● **Data records**
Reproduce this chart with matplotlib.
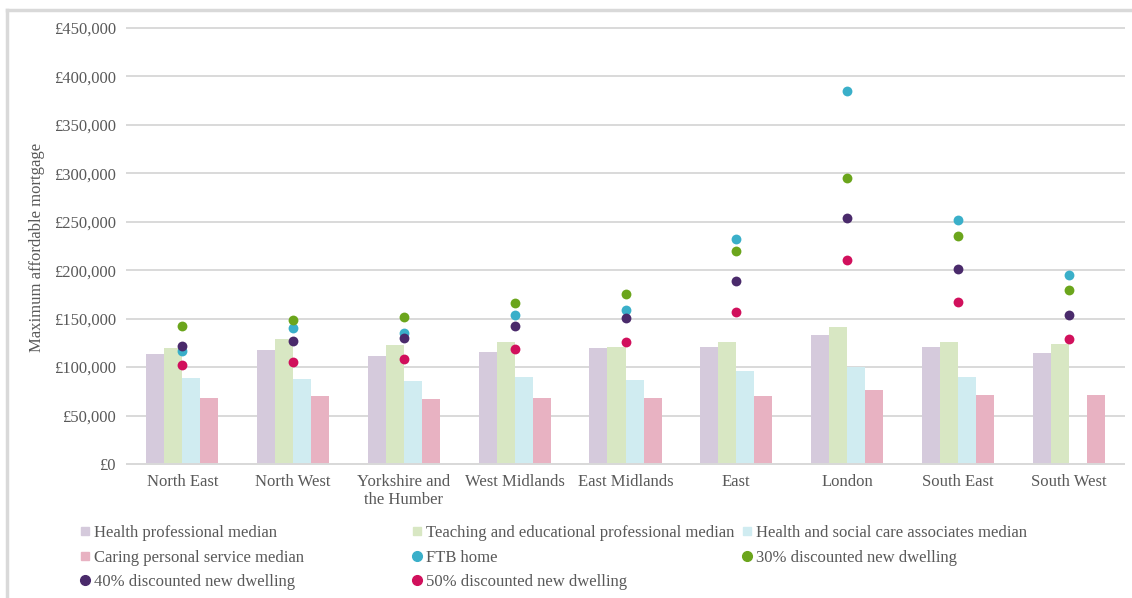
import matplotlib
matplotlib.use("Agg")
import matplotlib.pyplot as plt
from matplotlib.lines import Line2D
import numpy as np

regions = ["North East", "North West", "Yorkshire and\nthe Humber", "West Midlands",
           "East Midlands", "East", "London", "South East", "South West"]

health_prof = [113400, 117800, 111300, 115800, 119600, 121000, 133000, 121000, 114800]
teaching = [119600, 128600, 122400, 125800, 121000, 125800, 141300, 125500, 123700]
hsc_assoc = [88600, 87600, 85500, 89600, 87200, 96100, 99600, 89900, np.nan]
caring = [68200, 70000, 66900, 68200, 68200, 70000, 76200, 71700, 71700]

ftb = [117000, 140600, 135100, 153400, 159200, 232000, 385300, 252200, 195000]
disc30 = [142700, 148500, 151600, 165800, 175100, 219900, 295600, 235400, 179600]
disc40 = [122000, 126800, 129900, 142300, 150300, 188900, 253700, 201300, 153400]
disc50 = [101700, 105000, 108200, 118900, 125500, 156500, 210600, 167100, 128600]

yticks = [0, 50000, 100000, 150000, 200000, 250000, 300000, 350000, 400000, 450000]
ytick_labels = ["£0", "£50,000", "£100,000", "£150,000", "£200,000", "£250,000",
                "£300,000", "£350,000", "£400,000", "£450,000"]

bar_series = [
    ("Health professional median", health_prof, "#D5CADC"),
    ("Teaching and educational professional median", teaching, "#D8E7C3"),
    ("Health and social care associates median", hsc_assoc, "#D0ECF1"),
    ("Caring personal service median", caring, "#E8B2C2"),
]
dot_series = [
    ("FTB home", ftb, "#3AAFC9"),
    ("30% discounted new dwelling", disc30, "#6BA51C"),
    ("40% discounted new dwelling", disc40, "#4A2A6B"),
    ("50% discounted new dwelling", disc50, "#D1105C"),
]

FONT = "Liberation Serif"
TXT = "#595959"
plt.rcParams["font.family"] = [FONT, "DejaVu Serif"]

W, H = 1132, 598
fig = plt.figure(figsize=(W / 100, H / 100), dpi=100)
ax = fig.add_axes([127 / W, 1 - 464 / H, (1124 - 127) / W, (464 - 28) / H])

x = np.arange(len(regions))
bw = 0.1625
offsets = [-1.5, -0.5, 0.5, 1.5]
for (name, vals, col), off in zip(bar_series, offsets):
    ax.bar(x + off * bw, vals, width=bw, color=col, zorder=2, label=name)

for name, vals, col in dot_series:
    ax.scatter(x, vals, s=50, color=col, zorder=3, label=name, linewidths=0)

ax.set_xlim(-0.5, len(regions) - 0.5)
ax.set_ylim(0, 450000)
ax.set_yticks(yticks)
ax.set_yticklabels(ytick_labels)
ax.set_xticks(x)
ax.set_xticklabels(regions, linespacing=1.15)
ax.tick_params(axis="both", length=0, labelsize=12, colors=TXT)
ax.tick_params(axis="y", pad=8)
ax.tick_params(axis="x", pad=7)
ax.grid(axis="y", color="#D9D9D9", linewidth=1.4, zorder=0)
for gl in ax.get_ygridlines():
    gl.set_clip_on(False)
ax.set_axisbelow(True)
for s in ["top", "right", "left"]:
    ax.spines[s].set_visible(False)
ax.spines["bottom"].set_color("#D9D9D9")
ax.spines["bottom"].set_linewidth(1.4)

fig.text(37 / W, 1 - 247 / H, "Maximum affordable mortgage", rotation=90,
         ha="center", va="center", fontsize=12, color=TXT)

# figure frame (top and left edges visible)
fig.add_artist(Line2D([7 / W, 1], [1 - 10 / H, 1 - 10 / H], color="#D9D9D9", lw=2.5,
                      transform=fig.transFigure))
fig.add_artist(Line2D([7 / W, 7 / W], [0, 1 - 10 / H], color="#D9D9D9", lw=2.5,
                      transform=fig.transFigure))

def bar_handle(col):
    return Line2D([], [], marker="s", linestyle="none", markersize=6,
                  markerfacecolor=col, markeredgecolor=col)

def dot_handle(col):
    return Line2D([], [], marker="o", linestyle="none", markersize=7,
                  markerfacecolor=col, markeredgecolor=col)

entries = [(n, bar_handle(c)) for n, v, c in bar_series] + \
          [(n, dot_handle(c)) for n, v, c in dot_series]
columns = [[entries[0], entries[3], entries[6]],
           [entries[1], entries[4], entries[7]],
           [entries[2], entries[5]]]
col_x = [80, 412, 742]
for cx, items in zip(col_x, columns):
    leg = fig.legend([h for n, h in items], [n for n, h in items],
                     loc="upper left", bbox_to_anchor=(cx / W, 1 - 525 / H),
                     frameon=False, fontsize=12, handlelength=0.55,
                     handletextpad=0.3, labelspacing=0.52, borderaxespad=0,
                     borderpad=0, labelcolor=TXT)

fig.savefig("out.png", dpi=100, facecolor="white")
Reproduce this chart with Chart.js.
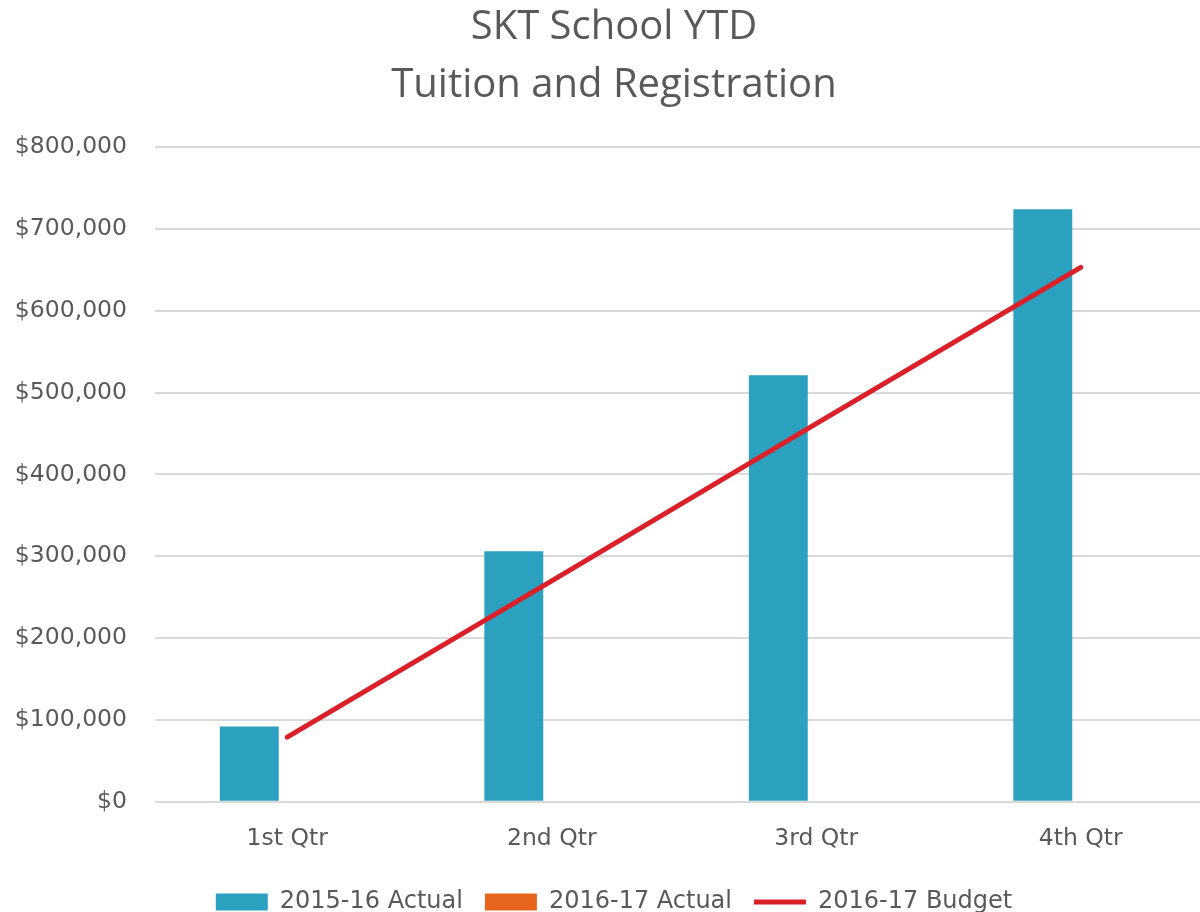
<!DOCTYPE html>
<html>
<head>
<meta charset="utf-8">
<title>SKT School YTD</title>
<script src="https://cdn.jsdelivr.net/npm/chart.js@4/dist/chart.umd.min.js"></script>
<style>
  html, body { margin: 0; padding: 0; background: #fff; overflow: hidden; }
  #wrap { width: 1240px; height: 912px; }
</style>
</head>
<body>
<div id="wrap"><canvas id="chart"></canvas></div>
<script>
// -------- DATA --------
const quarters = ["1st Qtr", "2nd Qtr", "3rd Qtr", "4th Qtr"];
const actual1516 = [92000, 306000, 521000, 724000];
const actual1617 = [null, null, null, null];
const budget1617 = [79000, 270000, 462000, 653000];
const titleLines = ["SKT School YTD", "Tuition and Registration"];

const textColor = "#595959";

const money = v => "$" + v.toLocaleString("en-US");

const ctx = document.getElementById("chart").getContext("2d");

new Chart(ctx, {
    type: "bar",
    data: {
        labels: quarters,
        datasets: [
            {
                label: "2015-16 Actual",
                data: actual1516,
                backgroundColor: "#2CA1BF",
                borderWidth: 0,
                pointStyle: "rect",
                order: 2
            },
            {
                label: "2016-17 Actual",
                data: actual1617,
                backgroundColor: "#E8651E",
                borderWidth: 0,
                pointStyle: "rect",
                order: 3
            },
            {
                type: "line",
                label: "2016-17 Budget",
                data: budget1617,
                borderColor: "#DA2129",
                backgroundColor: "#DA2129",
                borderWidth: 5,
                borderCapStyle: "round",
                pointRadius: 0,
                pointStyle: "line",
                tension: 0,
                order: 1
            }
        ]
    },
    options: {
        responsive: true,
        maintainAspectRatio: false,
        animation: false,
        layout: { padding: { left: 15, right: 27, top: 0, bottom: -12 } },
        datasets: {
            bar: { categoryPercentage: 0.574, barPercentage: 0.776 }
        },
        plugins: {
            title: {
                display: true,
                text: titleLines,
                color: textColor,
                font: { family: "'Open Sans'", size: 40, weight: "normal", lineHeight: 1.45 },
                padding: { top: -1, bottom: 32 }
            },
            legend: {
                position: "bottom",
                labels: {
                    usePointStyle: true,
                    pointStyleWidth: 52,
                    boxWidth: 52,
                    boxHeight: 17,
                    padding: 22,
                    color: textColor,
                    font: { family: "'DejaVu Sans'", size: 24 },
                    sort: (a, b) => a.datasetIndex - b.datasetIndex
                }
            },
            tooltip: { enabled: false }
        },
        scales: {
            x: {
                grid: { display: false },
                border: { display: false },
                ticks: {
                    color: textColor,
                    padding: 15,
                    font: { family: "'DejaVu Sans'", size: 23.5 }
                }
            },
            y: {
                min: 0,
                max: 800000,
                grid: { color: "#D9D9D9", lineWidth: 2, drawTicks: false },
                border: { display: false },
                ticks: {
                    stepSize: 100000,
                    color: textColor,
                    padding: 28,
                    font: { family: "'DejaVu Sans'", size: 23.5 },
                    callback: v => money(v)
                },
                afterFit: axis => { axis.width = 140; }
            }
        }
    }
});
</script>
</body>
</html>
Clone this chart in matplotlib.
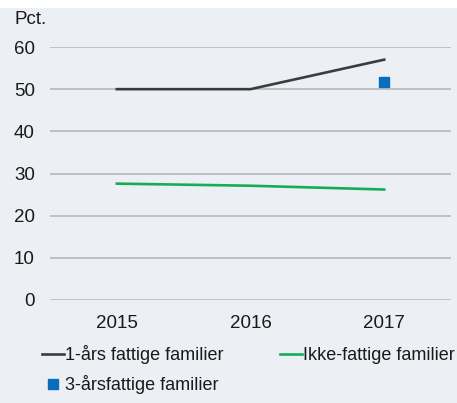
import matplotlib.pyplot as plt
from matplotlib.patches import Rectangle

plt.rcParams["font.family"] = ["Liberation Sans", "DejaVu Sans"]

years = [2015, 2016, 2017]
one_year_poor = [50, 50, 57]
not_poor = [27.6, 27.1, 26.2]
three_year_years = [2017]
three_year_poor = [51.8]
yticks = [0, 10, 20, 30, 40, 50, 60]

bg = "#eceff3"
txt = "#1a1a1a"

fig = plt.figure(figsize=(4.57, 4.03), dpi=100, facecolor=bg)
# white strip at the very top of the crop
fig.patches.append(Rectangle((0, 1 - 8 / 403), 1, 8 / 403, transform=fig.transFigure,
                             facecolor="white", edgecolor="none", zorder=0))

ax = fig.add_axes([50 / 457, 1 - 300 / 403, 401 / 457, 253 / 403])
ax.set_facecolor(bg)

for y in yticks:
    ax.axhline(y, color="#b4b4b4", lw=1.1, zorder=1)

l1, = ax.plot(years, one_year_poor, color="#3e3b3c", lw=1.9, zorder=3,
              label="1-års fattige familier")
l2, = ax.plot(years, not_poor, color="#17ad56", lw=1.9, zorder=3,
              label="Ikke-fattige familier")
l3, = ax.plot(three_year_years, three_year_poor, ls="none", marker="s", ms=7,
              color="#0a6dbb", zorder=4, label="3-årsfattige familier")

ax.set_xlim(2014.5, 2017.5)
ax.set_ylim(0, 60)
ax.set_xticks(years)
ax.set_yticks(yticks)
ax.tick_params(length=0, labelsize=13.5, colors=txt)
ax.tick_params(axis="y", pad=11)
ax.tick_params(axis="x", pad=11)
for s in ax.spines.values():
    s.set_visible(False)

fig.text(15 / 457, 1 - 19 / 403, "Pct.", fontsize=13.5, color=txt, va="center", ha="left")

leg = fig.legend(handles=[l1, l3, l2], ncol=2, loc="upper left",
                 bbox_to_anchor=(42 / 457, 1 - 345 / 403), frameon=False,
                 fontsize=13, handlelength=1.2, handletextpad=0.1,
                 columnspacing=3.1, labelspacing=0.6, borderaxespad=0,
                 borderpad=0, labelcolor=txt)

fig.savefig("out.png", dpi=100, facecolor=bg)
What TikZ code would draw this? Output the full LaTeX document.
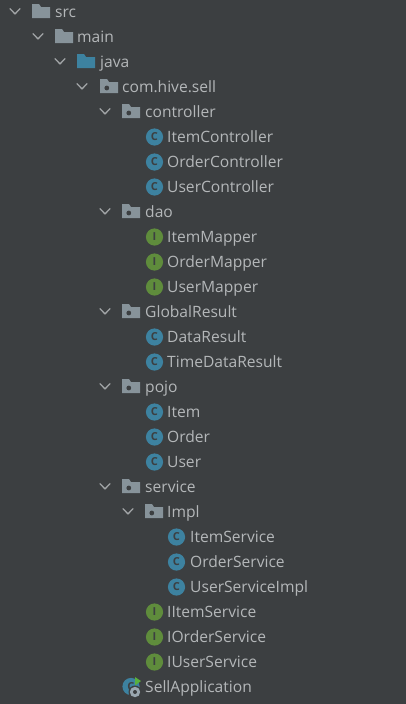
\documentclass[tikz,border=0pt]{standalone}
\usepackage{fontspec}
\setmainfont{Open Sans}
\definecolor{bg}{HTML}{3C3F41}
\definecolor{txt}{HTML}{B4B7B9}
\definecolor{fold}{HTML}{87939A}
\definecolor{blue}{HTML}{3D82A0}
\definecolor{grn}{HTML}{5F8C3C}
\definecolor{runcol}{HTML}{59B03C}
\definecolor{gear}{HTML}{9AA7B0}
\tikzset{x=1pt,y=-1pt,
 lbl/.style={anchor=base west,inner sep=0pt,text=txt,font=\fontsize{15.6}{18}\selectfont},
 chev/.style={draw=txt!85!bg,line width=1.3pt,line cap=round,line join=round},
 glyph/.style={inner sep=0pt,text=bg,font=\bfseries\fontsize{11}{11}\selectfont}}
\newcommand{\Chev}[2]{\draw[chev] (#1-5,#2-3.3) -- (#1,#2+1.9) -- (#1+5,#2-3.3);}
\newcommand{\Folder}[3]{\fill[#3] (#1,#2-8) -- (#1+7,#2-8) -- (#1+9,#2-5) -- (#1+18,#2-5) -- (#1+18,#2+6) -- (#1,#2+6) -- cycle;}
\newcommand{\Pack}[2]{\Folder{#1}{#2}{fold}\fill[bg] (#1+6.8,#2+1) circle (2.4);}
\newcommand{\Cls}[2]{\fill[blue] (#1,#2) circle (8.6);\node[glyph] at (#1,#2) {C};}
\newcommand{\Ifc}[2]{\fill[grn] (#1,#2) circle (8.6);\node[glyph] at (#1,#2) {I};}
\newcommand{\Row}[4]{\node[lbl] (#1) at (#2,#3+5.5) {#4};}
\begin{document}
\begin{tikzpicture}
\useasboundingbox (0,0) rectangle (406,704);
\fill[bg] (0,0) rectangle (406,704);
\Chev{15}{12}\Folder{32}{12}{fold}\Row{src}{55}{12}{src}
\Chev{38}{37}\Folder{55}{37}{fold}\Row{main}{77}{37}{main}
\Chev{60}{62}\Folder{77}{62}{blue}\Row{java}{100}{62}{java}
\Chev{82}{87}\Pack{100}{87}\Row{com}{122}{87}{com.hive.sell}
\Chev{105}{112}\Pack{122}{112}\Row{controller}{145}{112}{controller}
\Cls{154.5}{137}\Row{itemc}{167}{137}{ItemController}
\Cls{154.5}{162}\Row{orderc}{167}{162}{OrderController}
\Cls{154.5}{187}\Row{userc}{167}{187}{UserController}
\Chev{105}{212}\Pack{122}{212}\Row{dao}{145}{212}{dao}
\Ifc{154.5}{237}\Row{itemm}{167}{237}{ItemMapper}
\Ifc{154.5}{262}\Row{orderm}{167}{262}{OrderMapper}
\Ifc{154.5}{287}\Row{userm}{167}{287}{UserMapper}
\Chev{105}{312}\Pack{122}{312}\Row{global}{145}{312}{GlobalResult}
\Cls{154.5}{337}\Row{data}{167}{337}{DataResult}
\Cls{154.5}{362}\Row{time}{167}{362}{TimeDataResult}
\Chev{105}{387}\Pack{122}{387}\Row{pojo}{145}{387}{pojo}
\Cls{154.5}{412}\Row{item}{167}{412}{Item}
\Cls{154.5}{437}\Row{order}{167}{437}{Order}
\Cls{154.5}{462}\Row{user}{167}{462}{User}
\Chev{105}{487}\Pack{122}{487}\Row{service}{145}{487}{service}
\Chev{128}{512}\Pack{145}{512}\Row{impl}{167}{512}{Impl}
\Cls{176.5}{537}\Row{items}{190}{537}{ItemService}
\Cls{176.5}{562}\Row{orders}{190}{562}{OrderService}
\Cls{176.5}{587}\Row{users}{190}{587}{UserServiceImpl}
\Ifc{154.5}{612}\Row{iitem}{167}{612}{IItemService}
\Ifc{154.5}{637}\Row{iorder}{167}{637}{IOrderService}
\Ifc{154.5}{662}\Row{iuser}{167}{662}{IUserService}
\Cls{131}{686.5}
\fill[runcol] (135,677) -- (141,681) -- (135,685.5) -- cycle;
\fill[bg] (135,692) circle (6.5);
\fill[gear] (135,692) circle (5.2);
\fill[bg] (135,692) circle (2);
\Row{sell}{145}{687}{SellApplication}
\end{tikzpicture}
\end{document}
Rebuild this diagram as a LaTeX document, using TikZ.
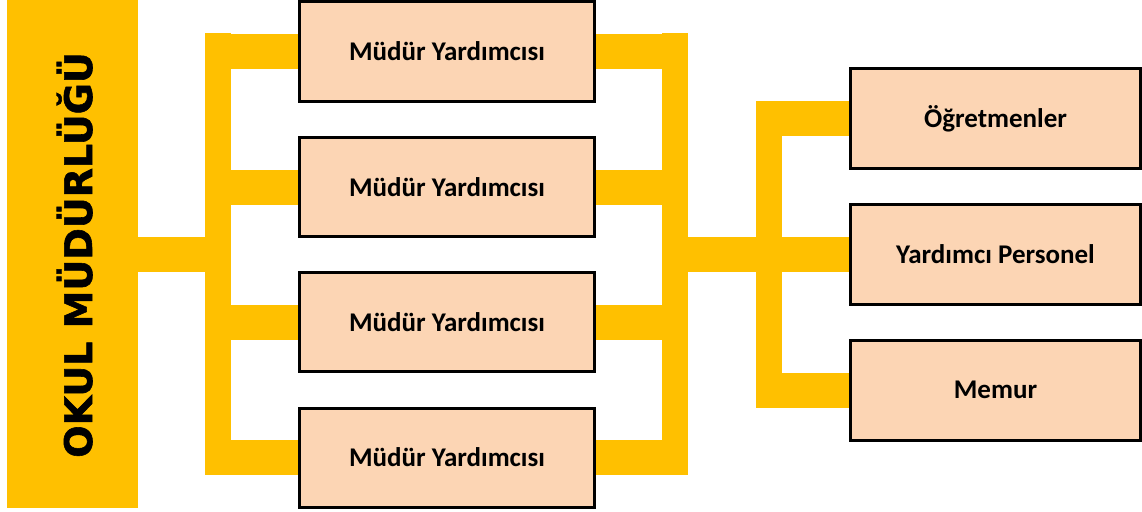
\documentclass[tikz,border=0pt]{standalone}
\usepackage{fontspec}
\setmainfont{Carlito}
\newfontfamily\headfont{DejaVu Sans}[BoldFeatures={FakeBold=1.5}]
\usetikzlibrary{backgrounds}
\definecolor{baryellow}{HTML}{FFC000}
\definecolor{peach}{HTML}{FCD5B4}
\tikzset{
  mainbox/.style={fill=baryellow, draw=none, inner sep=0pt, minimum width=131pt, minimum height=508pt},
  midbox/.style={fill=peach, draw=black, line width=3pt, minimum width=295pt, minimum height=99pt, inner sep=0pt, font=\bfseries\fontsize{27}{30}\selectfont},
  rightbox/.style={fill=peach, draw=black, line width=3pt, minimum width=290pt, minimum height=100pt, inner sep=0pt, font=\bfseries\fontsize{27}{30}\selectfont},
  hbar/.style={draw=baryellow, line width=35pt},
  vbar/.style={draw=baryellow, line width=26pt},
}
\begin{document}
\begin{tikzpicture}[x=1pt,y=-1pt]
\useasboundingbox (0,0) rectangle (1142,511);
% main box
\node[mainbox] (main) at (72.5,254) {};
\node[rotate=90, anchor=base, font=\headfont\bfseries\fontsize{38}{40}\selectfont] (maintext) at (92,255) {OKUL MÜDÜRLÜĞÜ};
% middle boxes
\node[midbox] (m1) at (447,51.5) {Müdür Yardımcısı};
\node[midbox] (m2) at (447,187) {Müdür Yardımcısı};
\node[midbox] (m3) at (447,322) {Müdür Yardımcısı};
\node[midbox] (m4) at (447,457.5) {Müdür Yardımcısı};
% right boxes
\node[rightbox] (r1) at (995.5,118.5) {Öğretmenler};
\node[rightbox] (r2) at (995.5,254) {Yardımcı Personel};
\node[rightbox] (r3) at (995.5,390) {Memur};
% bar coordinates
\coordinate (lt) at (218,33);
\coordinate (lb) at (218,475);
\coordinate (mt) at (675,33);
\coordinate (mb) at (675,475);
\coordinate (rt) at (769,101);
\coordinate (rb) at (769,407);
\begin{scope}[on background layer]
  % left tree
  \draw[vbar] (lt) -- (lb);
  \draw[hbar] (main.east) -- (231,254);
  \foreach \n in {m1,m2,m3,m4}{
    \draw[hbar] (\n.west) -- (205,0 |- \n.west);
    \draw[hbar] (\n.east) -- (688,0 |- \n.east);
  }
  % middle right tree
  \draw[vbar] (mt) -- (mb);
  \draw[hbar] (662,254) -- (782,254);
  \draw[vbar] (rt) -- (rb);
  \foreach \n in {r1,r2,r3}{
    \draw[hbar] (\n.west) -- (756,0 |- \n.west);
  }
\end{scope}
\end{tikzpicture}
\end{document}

● **Task directions**
Copy exactly the lines running from the beginning of the listing through the line that has "76200, 71700, 71700]". Drop the pictures.

● **Final answer**
Reproduce this chart with matplotlib.
import matplotlib
matplotlib.use("Agg")
import matplotlib.pyplot as plt
from matplotlib.lines import Line2D
import numpy as np

regions = ["North East", "North West", "Yorkshire and\nthe Humber", "West Midlands",
           "East Midlands", "East", "London", "South East", "South West"]

health_prof = [113400, 117800, 111300, 115800, 119600, 121000, 133000, 121000, 114800]
teaching = [119600, 128600, 122400, 125800, 121000, 125800, 141300, 125500, 123700]
hsc_assoc = [88600, 87600, 85500, 89600, 87200, 96100, 99600, 89900, np.nan]
caring = [68200, 70000, 66900, 68200, 68200, 70000, 76200, 71700, 71700]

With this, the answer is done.